When people "self-diagnose", it's often a lightbulb moment. Folk who have felt uncertain about their social interactions, communication and imagination suddenly find their proclivities fit a pattern, which of course comforts them. If you include Asperger's which is generally considered to be at the milder of end of the same spectrum, the estimated incidence is well over 1% ; if you include ADHD as
some do, then it's up towards 5%. I don't know if there are figures for little ba$tards who need a hiding or bloody awful parents, or how those two groups correlate, but I suspect they blur the numbers.
Autism generally is far more prevalent in males. There's genetic work ongoing, and suggestions of therapy using stem cells. Milder cases go without a professional diagnosis of course which has a strong pro-male diagnosis bias, so the estimates on ratio of male to female incidence are dropping, from 5:1 to maybe 2.5:1 though the patterns of maladaptive behaviour between the sexes vary.
A psychologist told me that when explaining a lad's patterns of behaviour to anxious parents, the dad will often at some point say, "You're describing me"
. He also openly discussed his daughter, who was about 8, and in the room. The lass exuded intelligence, with a deep understanding of things well beyond her years. She said she knew she was different and was ok with it.

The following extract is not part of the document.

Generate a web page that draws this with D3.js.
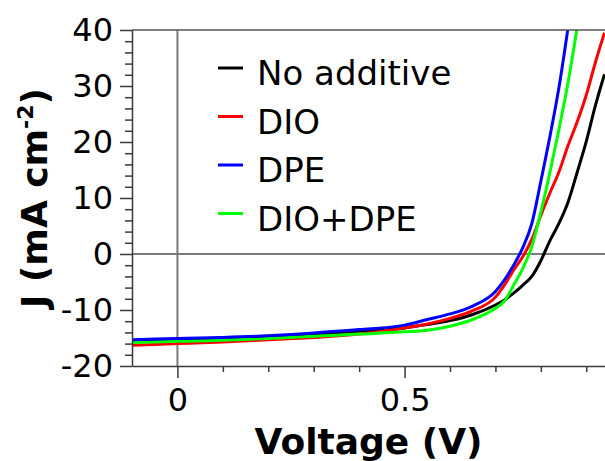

Dad was about to speak at a symposium about work he'd done on inheritance:
In his words, geeky parents produce geeky kids. He was a geek, and his geek wife worked in medical physics, on algorithms for imaging in MRI scanners. His theme was that a generation ago, a woman would have been unlikely to have ended up in a geek job like that, and he wouldn't have met her, in their medical geek circles. With more women in geek-appropriate jobs over time, we get more, more geeky offspring. Could be.